INFORMATION SHOWN:
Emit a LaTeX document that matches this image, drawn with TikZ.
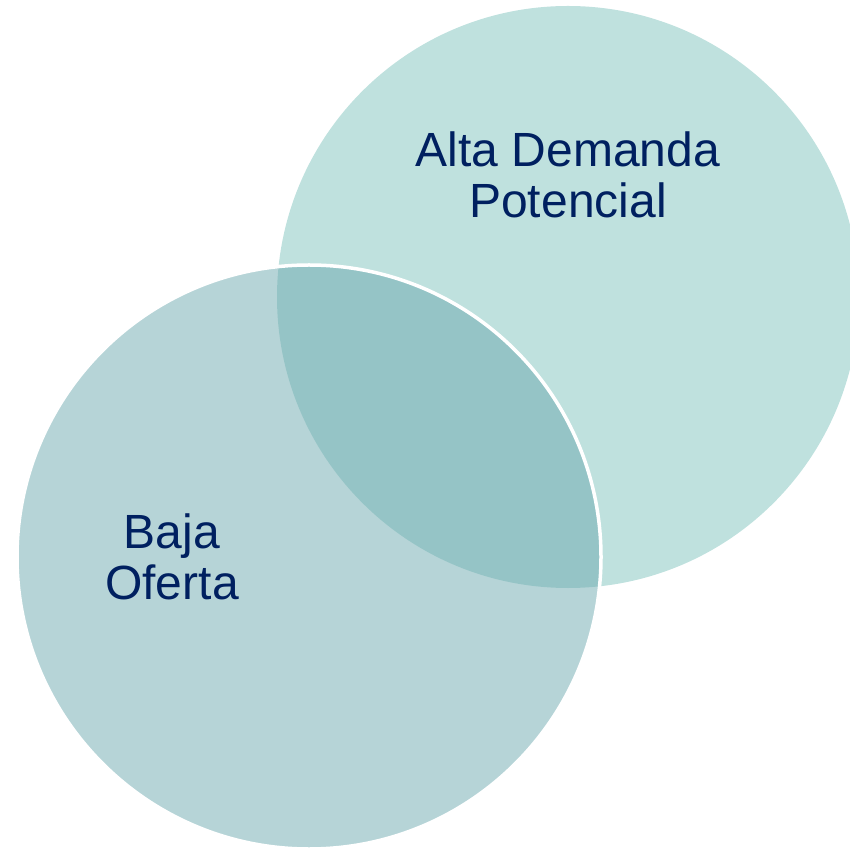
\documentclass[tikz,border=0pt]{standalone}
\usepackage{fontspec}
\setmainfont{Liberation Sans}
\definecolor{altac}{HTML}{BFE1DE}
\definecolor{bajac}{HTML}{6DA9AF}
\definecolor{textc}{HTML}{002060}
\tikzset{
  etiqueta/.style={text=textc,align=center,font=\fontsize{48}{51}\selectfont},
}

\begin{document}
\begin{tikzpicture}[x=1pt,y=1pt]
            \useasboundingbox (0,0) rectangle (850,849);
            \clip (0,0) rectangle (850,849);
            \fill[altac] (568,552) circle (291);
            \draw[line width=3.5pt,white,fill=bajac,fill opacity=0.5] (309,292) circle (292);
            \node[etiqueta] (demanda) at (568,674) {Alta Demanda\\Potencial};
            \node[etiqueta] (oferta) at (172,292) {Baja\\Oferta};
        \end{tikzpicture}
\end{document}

REQUIRED WORK: Retype the whole listing, keeping every line identical and omitting all pictures.

SOLUTION BELOW:
Emit a LaTeX document that matches this image, drawn with TikZ.
\documentclass[tikz,border=0pt]{standalone}
\usepackage{fontspec}
\setmainfont{Liberation Sans}
\definecolor{altac}{HTML}{BFE1DE}
\definecolor{bajac}{HTML}{6DA9AF}
\definecolor{textc}{HTML}{002060}
\tikzset{
  etiqueta/.style={text=textc,align=center,font=\fontsize{48}{51}\selectfont},
}

\begin{document}
\begin{tikzpicture}[x=1pt,y=1pt]
            \useasboundingbox (0,0) rectangle (850,849);
            \clip (0,0) rectangle (850,849);
            \fill[altac] (568,552) circle (291);
            \draw[line width=3.5pt,white,fill=bajac,fill opacity=0.5] (309,292) circle (292);
            \node[etiqueta] (demanda) at (568,674) {Alta Demanda\\Potencial};
            \node[etiqueta] (oferta) at (172,292) {Baja\\Oferta};
        \end{tikzpicture}
\end{document}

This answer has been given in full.